Kauk's piece is similarly a gift. Referencing the Japanese legend that anyone who makes 1,000 paper cranes will be granted a wish (popularized in Eleanor Coerr's Sadako and the Thousand Paper Cranes), it's a powerful symbolic tribute to a people in strife -- and it's a more tangible tribute, too. Attached to the cranes were bar-codes that would allow smartphone users to immediately access the Red Cross's donations site, along with number for text donations as well.

And both installations, of course, were not authorized.

Here's the big difference: Di Modica installed his piece in front of a stock exchange, whereas Kauk installed hers in front of an art museum. An appreciation of art is not something you would really expect from stockbrokers. From an art museum, though, it would seem that's exactly what you should expect.

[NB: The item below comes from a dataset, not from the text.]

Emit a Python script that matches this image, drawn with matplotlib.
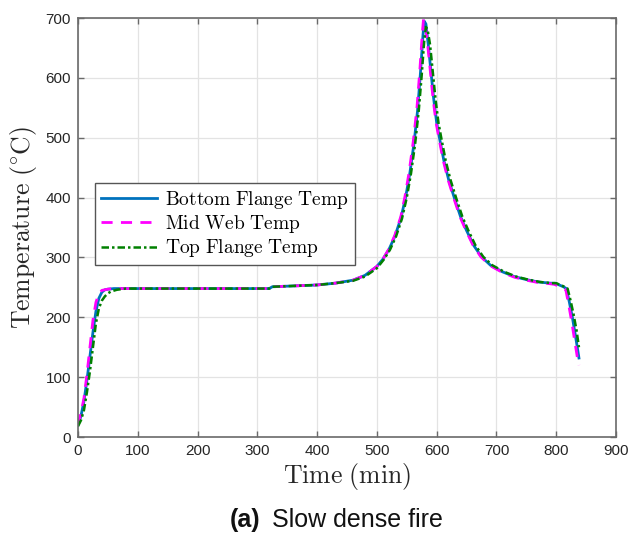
import matplotlib
matplotlib.use("Agg")
import matplotlib.pyplot as plt

plt.rcParams['mathtext.fontset'] = 'cm'

# ---- data ----
t_bottom = [0, 5, 10, 15, 20, 25, 30, 35, 40, 45, 50, 60, 80, 150, 250, 320, 325, 350, 400, 430,
            460, 480, 500, 510, 520, 530, 540, 548, 555, 562, 568, 573, 577, 579, 582, 586, 590,
            595, 600, 605, 612, 620, 630, 640, 650, 662, 675, 690, 710, 730, 750, 770, 790, 798,
            805, 812, 817, 822, 827, 832, 836, 838]
T_bottom = [20, 35, 60, 95, 135, 175, 210, 232, 242, 246, 247, 248, 248, 248, 248, 248, 251, 252, 254, 257,
            262, 270, 285, 297, 313, 335, 365, 400, 440, 490, 545, 610, 670, 695, 690, 655, 615,
            565, 525, 498, 462, 430, 398, 368, 345, 320, 301, 287, 276, 268, 263, 259, 257, 257,
            254, 251, 248, 225, 200, 170, 145, 132]

t_mid = [0, 5, 10, 15, 20, 25, 30, 35, 40, 50, 60, 80, 150, 250, 320, 325, 350, 400, 430,
         460, 480, 500, 510, 520, 530, 540, 547, 554, 561, 567, 572, 576, 578, 581, 585, 589,
         594, 599, 604, 611, 619, 629, 639, 649, 661, 674, 690, 710, 730, 750, 770, 790, 797,
         804, 811, 816, 821, 826, 831, 835, 838]
T_mid = [20, 40, 65, 105, 150, 195, 225, 240, 245, 247, 248, 248, 248, 248, 248, 251, 252, 254, 257,
         262, 270, 285, 297, 314, 337, 368, 402, 443, 495, 550, 615, 675, 698, 690, 655, 615,
         565, 525, 498, 462, 430, 398, 368, 345, 320, 301, 286, 275, 267, 262, 258, 256, 255,
         252, 249, 246, 220, 192, 160, 135, 120]

t_top = [0, 5, 10, 15, 20, 25, 30, 35, 40, 45, 50, 55, 65, 80, 150, 250, 320, 325, 350, 400, 430,
         460, 480, 500, 512, 522, 532, 542, 550, 557, 564, 570, 575, 579, 582, 585, 589, 593,
         598, 603, 608, 615, 623, 633, 643, 653, 665, 678, 693, 713, 733, 753, 773, 793, 800,
         807, 814, 819, 824, 829, 834, 838]
T_top = [18, 28, 45, 75, 110, 150, 190, 215, 228, 235, 240, 243, 246, 248, 248, 248, 248, 251, 252, 254, 257,
         261, 268, 282, 297, 313, 335, 365, 400, 440, 490, 545, 605, 660, 685, 680, 655, 615,
         565, 525, 498, 462, 430, 398, 368, 345, 320, 301, 287, 276, 268, 263, 259, 257, 257,
         254, 251, 248, 228, 205, 178, 150]

labels = [r'$\mathrm{Bottom\ Flange\ Temp}$', r'$\mathrm{Mid\ Web\ Temp}$', r'$\mathrm{Top\ Flange\ Temp}$']
x_ticks = [0, 100, 200, 300, 400, 500, 600, 700, 800, 900]
y_ticks = [0, 100, 200, 300, 400, 500, 600, 700]

fig = plt.figure(figsize=(6.30, 5.39), dpi=100)
ax = fig.add_axes([0.1238, 0.1892, 0.854, 0.7774])

ax.plot(t_bottom, T_bottom, color='#0072BD', lw=2.0, ls='-', label=labels[0])
ax.plot(t_mid, T_mid, color='#FF00FF', lw=2.0, ls=(0, (4, 3)), label=labels[1])
ax.plot(t_top, T_top, color='#008000', lw=1.8, ls=(0, (3, 1.2, 1, 1.2)), label=labels[2])

ax.set_xlim(0, 900)
ax.set_ylim(0, 700)
ax.set_xticks(x_ticks)
ax.set_yticks(y_ticks)

spine_c = '#6a6a6a'
for s in ax.spines.values():
    s.set_color(spine_c)
    s.set_linewidth(1.2)
ax.tick_params(direction='in', top=True, right=True, length=4, width=1, color=spine_c,
               labelsize=11, labelcolor='#262626', pad=5)
for lab in ax.get_xticklabels() + ax.get_yticklabels():
    lab.set_family('Liberation Sans')
ax.grid(True, color='#e3e3e3', lw=0.9)
ax.set_axisbelow(True)

ax.set_xlabel(r'$\mathrm{Time\ (min)}$', fontsize=18.5, color='#262626', labelpad=2)
ax.set_ylabel(r'$\mathrm{Temperature\ (^{\circ}C)}$', fontsize=18.5, color='#262626', labelpad=5)

leg = ax.legend(loc='lower left', bbox_to_anchor=(0.032, 0.41), fontsize=14, frameon=True,
                fancybox=False, edgecolor='#555555', framealpha=1, handlelength=2.9,
                borderpad=0.3, labelspacing=0.12, handletextpad=0.4, borderaxespad=0)
leg.get_frame().set_linewidth(1.0)

fig.text(0.413, 0.022, '(a)', ha='right', va='baseline', fontsize=18, fontweight='bold',
         family='Liberation Sans', color='#111111')
fig.text(0.432, 0.022, 'Slow dense fire', ha='left', va='baseline', fontsize=18,
         family='Liberation Sans', color='#111111')

fig.savefig('out.png', dpi=100)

At its most basic level, the concept of "unauthorized" art -- street art, happenings, graffiti, spontaneous installations -- serves two purposes: One, it's a form of artistic expression, and in that vein, Kauk's would seem to qualify as a considered one, an aesthetically sound commentary on a major social issue. Two, it's a form of rebellion against power structures, an assertion of individuality against the homogeneous backdrop of institutional efficiency.

A stock exchange, of course, is in a way the acme of that hegemony. But it's a damn shame that the art museum -- which is supposed to nurture and represent the artistic community -- is just as bad.